> _Direction_: Select lines where the word "Write" appears.

────────────────────

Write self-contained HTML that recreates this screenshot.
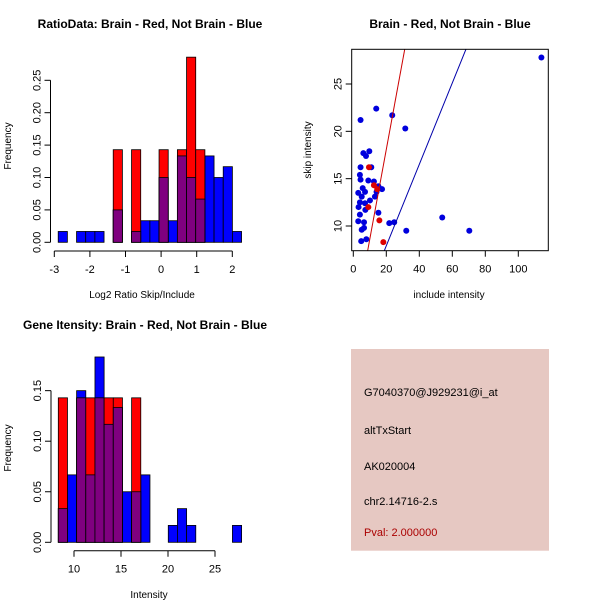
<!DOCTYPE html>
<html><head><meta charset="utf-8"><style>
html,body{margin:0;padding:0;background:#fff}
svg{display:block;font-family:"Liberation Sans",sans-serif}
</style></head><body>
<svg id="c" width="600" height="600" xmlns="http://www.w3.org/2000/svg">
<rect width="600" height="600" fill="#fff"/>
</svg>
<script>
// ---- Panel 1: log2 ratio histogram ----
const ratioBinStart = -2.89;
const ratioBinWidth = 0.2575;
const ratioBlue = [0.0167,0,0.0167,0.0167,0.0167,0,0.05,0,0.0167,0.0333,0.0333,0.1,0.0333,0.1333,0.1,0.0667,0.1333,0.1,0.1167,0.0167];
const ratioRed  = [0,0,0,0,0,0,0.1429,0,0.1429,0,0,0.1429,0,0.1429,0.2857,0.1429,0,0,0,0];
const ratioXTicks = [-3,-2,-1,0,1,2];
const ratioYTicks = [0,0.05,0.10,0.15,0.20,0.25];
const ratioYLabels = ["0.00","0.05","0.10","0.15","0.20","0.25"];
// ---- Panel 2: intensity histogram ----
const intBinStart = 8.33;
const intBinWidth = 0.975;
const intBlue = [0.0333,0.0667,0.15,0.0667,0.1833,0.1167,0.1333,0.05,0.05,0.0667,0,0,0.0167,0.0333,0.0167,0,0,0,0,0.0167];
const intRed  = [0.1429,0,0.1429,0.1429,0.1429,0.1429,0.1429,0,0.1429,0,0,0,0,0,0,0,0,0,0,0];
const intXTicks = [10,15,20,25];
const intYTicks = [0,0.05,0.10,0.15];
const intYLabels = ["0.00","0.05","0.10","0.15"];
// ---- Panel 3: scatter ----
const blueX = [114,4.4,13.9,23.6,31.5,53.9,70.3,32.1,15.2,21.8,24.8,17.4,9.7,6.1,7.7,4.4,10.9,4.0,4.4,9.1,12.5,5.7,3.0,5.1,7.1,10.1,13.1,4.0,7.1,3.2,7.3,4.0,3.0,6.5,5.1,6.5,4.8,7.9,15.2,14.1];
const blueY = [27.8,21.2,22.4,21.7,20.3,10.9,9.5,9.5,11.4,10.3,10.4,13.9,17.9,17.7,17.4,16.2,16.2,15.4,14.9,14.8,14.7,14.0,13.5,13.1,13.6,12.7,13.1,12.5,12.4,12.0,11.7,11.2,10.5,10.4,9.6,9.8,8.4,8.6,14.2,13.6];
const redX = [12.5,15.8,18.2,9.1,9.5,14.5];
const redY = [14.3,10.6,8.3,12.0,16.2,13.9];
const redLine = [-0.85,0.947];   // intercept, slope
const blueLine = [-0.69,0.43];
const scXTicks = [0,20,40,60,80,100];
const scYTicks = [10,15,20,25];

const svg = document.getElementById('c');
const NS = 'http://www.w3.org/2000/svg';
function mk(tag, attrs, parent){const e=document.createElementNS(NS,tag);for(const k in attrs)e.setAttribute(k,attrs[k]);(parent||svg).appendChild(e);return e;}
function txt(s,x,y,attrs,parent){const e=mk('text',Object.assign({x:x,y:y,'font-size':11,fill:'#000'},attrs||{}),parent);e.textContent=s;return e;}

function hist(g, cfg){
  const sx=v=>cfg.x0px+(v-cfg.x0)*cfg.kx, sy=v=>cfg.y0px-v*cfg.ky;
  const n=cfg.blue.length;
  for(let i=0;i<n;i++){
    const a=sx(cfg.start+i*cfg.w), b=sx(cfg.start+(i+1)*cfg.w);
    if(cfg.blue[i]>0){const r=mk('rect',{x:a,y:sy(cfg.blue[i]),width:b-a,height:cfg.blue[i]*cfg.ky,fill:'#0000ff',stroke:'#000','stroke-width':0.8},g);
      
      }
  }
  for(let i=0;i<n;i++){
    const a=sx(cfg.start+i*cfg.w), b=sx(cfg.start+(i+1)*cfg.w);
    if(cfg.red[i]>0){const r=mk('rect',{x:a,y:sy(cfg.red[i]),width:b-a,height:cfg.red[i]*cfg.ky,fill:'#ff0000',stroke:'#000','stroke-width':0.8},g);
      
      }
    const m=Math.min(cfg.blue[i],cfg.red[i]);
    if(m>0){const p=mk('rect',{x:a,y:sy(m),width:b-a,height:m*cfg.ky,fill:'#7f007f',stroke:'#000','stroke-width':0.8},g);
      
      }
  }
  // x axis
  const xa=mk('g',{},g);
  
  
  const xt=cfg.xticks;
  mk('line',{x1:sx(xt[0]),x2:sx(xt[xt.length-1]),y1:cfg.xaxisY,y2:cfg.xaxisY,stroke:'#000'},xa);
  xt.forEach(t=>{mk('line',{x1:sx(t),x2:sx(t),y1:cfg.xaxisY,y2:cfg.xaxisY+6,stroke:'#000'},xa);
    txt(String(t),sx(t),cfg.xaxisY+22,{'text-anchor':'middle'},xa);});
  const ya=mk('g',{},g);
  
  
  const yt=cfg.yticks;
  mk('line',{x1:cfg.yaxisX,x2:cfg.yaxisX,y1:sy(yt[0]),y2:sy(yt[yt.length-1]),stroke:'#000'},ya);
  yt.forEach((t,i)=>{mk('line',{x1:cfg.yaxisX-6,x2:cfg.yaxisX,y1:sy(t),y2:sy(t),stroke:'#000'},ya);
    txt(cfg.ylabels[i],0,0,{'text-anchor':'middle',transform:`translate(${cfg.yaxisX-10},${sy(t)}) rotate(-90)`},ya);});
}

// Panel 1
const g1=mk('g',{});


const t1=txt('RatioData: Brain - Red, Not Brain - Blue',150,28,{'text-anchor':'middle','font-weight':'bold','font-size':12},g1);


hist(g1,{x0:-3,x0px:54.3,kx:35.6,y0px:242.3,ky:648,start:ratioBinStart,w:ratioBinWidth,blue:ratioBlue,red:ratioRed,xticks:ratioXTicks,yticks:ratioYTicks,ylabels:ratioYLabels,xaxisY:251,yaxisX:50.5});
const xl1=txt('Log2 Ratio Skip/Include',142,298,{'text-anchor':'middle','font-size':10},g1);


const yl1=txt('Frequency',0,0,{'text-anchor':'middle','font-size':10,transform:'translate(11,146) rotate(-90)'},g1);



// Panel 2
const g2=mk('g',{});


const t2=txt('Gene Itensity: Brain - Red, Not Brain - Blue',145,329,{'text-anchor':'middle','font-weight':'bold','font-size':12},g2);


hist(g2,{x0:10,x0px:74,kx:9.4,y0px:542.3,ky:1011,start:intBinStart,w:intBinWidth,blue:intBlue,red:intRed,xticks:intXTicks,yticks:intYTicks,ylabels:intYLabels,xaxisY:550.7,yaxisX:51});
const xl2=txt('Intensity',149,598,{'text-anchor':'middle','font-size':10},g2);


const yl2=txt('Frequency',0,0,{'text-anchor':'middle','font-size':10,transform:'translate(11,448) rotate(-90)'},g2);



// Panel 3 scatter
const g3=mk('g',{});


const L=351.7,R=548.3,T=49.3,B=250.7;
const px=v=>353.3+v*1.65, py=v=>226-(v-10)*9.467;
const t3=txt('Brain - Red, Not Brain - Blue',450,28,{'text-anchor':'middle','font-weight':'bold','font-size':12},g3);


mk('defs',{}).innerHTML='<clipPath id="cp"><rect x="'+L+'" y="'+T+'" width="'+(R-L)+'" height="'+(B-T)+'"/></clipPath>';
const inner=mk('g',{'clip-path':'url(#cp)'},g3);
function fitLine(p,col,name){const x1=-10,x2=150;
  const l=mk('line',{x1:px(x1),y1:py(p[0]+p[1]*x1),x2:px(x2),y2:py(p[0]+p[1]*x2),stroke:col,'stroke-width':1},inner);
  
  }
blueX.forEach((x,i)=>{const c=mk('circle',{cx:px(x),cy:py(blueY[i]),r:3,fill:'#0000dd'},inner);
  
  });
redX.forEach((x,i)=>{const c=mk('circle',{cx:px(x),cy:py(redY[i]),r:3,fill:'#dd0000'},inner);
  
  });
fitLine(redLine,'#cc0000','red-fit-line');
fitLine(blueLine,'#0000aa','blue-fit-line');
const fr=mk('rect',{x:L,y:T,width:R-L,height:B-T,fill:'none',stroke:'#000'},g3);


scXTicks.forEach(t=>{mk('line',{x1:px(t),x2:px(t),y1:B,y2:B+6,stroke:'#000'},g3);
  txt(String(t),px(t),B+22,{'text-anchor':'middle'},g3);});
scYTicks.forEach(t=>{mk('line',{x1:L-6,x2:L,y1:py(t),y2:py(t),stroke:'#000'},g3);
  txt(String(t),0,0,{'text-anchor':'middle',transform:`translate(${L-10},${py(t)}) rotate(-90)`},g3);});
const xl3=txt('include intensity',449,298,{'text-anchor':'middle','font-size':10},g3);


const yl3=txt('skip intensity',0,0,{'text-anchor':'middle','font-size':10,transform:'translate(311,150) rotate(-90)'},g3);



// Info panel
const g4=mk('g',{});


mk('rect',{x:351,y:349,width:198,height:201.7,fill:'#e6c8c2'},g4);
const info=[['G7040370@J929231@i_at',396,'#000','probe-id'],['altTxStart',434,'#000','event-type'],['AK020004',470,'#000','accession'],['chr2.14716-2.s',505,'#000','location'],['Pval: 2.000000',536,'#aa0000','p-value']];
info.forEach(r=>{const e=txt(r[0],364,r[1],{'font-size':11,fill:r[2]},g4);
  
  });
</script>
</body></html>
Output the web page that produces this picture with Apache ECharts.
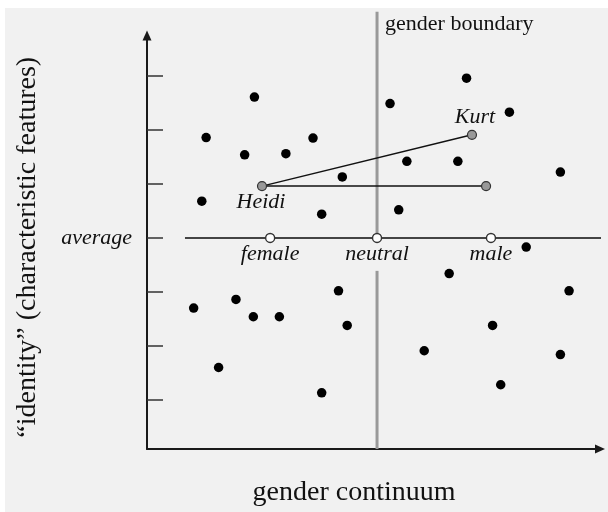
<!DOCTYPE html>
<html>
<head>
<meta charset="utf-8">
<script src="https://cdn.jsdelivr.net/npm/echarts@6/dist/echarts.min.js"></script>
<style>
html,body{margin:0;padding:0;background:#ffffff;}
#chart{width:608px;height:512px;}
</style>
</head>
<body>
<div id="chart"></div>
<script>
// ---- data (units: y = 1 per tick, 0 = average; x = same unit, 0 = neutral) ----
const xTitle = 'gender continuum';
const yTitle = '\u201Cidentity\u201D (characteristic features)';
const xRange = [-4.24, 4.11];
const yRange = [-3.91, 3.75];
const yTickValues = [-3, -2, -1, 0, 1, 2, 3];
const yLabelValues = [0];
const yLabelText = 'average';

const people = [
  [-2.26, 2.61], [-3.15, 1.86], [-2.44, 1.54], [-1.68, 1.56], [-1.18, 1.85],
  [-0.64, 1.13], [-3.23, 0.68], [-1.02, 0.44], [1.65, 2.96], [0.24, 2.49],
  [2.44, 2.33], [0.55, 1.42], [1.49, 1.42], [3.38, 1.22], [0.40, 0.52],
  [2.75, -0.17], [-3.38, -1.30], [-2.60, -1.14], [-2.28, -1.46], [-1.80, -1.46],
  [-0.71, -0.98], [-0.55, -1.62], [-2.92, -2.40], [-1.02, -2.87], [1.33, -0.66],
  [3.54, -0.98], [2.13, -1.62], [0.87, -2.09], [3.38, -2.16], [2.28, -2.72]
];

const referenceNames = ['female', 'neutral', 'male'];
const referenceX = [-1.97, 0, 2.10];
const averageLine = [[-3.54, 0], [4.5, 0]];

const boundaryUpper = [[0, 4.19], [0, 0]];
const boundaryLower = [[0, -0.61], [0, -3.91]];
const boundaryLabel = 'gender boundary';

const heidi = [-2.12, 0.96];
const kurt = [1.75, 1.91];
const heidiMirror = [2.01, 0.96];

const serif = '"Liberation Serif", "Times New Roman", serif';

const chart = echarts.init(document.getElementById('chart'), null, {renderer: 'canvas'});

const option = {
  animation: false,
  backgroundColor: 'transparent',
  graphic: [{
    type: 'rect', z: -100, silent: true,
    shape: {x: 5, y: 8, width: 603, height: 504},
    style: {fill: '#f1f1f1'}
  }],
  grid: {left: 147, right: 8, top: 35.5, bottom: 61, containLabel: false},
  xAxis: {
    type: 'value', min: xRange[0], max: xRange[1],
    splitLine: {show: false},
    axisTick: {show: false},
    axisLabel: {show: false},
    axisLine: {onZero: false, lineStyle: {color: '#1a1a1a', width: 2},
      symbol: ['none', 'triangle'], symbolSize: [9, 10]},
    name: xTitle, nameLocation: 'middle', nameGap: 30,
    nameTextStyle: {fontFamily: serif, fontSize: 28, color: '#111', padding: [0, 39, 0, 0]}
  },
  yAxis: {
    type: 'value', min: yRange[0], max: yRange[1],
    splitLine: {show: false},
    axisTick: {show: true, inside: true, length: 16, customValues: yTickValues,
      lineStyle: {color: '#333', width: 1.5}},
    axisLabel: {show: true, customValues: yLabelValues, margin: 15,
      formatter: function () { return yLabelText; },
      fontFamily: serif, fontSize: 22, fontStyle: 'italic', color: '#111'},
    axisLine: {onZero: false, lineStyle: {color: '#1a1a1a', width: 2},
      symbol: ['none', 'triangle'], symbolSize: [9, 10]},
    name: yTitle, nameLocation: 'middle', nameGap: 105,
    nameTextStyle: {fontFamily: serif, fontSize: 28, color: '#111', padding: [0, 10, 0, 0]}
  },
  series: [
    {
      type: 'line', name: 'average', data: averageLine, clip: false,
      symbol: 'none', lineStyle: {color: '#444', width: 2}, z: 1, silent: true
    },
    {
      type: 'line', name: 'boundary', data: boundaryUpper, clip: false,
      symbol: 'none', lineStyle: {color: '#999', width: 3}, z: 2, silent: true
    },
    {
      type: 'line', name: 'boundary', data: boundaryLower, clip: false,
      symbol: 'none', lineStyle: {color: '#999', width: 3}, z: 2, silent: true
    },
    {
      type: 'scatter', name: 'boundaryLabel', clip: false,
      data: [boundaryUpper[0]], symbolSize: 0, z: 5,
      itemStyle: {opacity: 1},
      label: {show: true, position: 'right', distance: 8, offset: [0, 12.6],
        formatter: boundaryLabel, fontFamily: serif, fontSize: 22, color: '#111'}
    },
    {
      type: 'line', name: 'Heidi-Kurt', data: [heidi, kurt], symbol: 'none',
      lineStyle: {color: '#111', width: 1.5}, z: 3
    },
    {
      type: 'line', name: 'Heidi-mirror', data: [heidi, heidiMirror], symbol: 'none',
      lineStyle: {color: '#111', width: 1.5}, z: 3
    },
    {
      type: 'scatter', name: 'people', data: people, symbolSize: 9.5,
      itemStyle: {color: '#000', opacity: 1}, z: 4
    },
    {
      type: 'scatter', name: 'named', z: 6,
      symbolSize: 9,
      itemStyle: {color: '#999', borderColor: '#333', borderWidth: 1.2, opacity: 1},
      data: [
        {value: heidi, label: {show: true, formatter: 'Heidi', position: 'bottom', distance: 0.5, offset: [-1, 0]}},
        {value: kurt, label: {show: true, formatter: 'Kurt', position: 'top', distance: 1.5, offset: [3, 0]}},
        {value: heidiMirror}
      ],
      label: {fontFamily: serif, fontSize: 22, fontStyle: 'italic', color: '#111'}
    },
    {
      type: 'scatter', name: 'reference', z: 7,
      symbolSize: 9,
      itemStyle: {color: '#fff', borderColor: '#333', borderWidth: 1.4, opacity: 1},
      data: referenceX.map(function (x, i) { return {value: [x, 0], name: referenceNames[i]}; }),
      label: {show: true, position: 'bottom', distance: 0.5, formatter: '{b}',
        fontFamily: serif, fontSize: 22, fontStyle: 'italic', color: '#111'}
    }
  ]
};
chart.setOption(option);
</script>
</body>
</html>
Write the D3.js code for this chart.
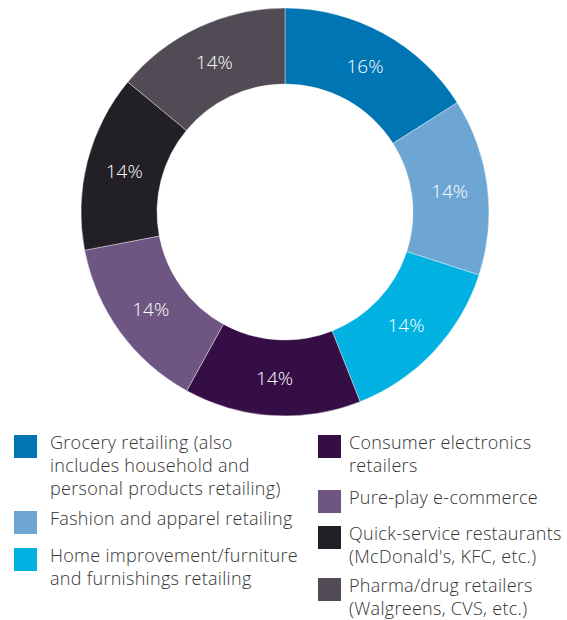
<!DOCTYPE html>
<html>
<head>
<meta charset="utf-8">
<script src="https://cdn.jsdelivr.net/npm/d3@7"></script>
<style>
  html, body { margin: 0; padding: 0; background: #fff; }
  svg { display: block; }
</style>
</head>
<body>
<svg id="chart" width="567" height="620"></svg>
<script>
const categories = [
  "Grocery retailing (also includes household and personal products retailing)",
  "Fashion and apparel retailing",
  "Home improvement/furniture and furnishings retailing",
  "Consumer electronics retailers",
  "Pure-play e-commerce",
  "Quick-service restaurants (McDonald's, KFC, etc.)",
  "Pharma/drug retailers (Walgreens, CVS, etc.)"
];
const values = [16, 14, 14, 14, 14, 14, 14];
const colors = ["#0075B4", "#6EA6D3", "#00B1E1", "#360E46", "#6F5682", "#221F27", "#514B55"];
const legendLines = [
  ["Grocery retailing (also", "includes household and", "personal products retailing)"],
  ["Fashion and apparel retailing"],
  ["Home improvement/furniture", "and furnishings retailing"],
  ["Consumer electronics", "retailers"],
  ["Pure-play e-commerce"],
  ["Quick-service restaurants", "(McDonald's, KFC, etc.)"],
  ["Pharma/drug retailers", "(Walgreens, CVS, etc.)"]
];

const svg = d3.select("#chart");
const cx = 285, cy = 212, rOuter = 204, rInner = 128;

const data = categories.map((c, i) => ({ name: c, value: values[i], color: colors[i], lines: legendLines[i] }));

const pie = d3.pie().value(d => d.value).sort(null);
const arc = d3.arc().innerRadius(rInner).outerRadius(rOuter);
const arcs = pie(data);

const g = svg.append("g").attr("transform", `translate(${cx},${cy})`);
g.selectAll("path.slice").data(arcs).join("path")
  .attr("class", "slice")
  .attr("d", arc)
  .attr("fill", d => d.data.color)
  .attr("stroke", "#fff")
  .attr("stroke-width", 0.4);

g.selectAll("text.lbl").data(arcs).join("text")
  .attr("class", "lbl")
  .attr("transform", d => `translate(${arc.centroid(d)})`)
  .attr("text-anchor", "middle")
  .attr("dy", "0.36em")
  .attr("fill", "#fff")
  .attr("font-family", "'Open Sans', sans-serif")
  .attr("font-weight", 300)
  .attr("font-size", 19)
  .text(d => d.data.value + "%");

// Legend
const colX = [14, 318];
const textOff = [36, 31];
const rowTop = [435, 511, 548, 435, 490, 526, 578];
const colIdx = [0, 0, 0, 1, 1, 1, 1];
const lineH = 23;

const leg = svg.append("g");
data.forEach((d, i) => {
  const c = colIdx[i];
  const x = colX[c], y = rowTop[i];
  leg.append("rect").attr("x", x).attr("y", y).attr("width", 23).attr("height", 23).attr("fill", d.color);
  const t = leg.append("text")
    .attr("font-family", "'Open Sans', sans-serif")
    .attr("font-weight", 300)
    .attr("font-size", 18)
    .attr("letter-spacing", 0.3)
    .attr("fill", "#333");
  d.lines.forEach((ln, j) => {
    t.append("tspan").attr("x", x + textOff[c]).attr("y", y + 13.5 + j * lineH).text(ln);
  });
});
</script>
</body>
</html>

────────────────────

> _Task answer_:
Write self-contained HTML that recreates this screenshot.
Write the D3.js code for this chart.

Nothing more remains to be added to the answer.